Здесь-то и вмешивается Пятница. Ведь главный персонаж, как и говорит название, это Пятница, юноша, почти мальчик. Только он и может вести и завершить превращение, начатое Робинзоном, открыть тому его смысл, его цель. Все это невинно, поверхностно. Именно Пятница разрушает экономический и моральный распорядок, восстановленный Робинзоном на острове. Именно он отвращает Робинзона от расселины, взрастив из собственного удовольствия другой вид мандрагоры. Это он взрывает остров, куря запрещенный табак рядом с пороховой бочкой, и возвращает небу землю и воды с огнем. Это он заставляет летать и петь мертвого козла (= Робинзона). Но прежде всего, именно он показывает Робинзону образ личного двойника как необходимое дополнение к образу острова: «Робинзон так и сяк прокручивал в себе этот вопрос. Впервые он ясно увидел за раздражавшим его грубым и вздорным метисом возможное существование другого Пятницы — как он подозревал когда-то, задолго до открытия пещеры и расселины, о существовании другого острова, скрытого за островом управляемым». Наконец, именно он подвел Робинзона к открытию свободных стихий Элементов, более основных, чем Образы или Двойники, поскольку они-то их и составляют. Что еще сказать о Пятнице помимо того, что он проказник и сорванец, весь на поверхности? Робинзон не перестает испытывать в его отношении двойственные чувства, да еще и спас он его случайно, из-за промаха, когда на самом деле хотел убить.

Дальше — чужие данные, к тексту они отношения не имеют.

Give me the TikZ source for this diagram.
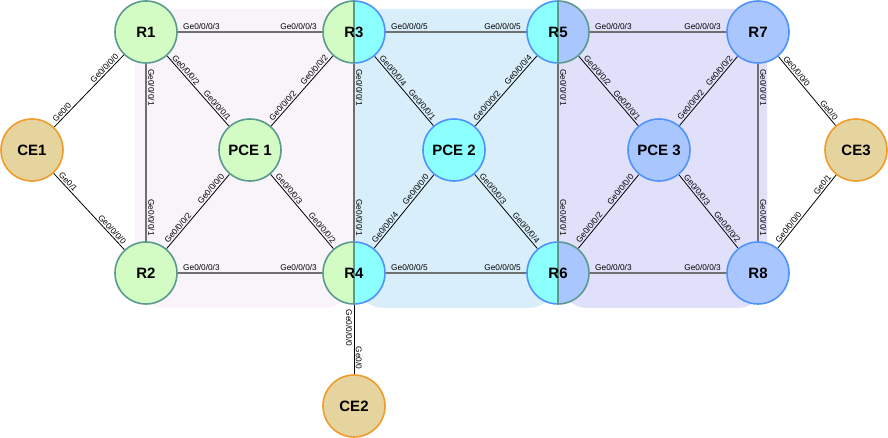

Но суть здесь в том, что Пятница отнюдь не функционирует как вновь обретенный другой. Слишком поздно, структура исчезла. Он функционирует то как необычный объект, то как странный сообщник. Робинзон обращается с ним то как с жалким подобием, рабом, которого пытается вовлечь в экономический распорядок острова, то как с таинственным фантазмом, владельцем нового секрета, который порядку угрожает. То почти как с объектом или животным, то, словно Пятница — потустороннее для себя же, для Пятницы, существо — двойник или образ самого себя. То по эту, то по ту сторону от другого. Разница существенна. Ведь другой в своем нормальном функционировании выражает возможный мир; но существует этот возможный мир в мире нашем и если он и разворачивается и реализуется, меняя качества нашего мира, то все-таки по законам, устанавливающим общий порядок реального и непрерывность времени.